-- Start of Material --
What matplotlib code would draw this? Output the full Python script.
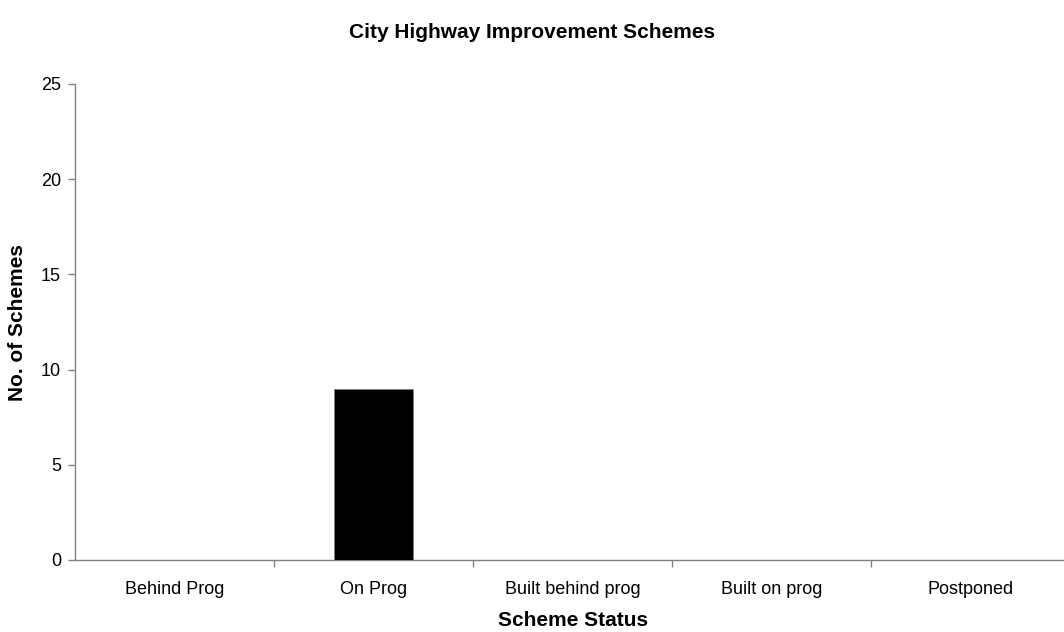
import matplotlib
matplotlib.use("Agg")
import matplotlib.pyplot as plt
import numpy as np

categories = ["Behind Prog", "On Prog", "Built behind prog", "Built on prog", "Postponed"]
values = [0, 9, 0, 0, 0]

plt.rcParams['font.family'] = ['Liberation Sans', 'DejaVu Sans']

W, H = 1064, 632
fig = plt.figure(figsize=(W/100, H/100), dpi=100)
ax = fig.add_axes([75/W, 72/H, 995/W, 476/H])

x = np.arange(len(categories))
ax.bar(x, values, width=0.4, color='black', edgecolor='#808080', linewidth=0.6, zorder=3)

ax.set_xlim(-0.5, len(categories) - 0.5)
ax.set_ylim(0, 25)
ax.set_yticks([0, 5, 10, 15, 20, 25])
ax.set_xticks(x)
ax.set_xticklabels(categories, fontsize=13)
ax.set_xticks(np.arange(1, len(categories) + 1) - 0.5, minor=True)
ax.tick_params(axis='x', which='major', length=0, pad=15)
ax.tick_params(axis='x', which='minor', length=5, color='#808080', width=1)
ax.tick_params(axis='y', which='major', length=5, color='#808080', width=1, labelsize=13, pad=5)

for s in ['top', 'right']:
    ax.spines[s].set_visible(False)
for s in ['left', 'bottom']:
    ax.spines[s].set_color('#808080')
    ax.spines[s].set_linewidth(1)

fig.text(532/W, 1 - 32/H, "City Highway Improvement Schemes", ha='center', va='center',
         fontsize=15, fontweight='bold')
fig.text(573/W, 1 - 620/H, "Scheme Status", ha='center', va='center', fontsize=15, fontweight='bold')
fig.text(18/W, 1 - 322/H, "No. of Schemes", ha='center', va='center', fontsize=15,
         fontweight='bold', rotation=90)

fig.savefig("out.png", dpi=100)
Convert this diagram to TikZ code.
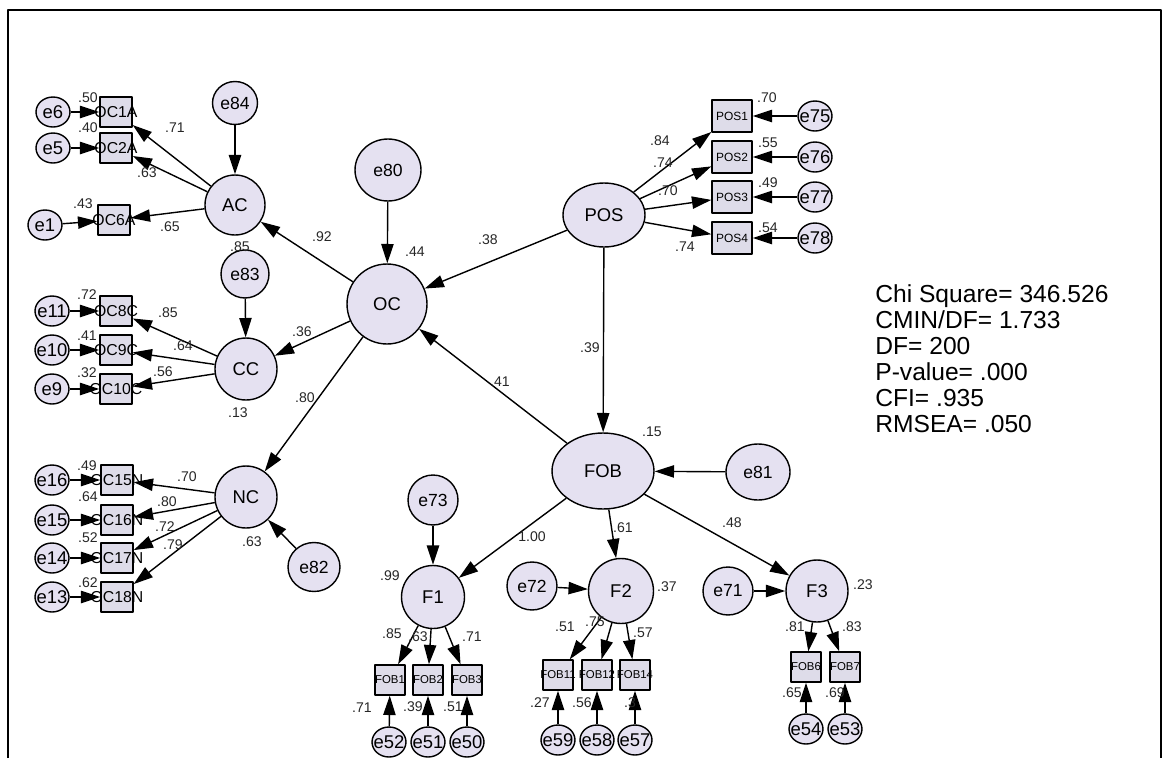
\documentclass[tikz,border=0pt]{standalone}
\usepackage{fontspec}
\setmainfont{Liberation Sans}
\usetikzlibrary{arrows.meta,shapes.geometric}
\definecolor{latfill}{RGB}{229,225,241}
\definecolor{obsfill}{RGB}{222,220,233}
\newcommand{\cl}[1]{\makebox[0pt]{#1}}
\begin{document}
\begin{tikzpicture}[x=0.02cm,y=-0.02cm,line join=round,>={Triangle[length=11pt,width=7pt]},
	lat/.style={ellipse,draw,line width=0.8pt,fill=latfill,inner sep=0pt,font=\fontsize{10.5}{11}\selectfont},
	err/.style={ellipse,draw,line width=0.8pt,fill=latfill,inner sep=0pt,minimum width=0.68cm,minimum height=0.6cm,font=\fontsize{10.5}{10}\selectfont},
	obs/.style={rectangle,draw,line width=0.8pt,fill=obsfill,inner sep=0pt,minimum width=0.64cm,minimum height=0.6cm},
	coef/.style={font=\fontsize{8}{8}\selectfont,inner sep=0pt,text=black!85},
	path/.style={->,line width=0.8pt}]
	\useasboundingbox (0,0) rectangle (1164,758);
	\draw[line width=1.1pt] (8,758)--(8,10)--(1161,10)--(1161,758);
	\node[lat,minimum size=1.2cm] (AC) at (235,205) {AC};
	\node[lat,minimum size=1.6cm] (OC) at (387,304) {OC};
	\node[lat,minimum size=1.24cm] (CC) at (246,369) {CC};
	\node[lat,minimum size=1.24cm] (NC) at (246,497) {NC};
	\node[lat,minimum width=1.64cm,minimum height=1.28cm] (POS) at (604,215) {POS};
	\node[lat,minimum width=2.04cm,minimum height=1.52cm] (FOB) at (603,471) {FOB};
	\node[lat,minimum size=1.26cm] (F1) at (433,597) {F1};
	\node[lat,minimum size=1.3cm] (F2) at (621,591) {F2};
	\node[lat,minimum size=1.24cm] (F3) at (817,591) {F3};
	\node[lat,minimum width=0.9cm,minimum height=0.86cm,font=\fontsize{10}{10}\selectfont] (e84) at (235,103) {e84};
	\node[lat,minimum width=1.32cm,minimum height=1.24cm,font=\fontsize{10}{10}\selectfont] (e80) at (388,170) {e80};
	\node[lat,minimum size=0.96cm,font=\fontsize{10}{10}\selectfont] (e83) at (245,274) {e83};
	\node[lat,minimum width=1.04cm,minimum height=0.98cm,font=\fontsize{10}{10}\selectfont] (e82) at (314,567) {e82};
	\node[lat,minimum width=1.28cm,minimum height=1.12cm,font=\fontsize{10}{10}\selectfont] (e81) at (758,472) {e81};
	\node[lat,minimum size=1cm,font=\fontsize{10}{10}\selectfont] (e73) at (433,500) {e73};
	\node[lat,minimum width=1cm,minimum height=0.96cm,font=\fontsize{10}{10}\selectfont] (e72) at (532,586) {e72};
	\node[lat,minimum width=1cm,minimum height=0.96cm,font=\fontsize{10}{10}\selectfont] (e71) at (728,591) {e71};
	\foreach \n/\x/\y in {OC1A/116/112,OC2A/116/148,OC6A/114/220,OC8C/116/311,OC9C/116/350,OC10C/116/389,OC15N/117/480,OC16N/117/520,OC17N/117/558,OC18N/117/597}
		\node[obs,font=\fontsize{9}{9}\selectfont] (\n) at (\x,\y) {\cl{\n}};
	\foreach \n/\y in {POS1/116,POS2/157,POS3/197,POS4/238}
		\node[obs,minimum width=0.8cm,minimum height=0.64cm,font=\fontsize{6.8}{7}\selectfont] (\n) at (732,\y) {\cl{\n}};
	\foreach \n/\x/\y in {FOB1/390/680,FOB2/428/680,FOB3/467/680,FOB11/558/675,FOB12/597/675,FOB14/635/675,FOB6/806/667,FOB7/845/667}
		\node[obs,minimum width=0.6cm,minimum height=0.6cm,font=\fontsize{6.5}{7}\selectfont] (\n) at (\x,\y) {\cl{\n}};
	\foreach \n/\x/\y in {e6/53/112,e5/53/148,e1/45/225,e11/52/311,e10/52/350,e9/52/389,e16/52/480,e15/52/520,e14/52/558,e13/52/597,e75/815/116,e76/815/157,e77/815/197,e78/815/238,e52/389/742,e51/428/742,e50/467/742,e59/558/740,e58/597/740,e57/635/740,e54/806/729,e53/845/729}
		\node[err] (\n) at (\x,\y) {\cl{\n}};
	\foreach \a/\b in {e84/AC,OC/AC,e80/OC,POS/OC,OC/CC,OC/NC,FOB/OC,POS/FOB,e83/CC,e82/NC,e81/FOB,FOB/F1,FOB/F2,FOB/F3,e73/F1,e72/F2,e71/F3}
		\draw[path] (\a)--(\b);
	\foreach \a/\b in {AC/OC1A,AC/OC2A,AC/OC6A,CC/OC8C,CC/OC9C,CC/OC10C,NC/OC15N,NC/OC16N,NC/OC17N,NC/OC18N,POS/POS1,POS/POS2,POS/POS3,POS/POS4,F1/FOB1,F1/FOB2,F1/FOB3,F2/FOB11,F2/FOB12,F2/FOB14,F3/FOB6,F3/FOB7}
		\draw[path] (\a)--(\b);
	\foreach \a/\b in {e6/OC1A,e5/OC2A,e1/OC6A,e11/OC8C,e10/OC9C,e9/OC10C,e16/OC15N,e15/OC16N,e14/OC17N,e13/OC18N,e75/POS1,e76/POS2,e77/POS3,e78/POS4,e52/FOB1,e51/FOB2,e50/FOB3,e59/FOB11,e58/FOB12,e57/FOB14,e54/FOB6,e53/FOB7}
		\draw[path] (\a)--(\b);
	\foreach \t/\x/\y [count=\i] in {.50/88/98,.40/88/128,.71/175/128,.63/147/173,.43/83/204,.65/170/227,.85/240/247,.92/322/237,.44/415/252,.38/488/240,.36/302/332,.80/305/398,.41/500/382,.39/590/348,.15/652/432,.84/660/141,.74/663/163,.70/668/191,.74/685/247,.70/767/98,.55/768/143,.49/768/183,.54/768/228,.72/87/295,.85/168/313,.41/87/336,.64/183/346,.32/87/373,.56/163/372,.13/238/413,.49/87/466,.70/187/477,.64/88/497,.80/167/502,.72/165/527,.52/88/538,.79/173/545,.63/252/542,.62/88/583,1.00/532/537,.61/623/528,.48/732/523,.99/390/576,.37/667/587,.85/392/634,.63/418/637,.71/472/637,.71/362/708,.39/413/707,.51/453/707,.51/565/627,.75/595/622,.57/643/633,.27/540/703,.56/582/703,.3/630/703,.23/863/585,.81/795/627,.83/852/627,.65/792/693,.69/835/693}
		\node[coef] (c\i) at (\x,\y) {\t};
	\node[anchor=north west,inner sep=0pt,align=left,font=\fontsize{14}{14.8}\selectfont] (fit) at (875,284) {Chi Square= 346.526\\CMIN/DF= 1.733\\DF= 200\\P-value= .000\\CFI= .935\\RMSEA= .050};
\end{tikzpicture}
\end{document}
-- End of Material --
Give again exactly the lines running from the beginning of the material above through the line that contains "values = [0, 9, 0, 0, 0]", and leave out every picture.

What matplotlib code would draw this? Output the full Python script.
import matplotlib
matplotlib.use("Agg")
import matplotlib.pyplot as plt
import numpy as np

categories = ["Behind Prog", "On Prog", "Built behind prog", "Built on prog", "Postponed"]
values = [0, 9, 0, 0, 0]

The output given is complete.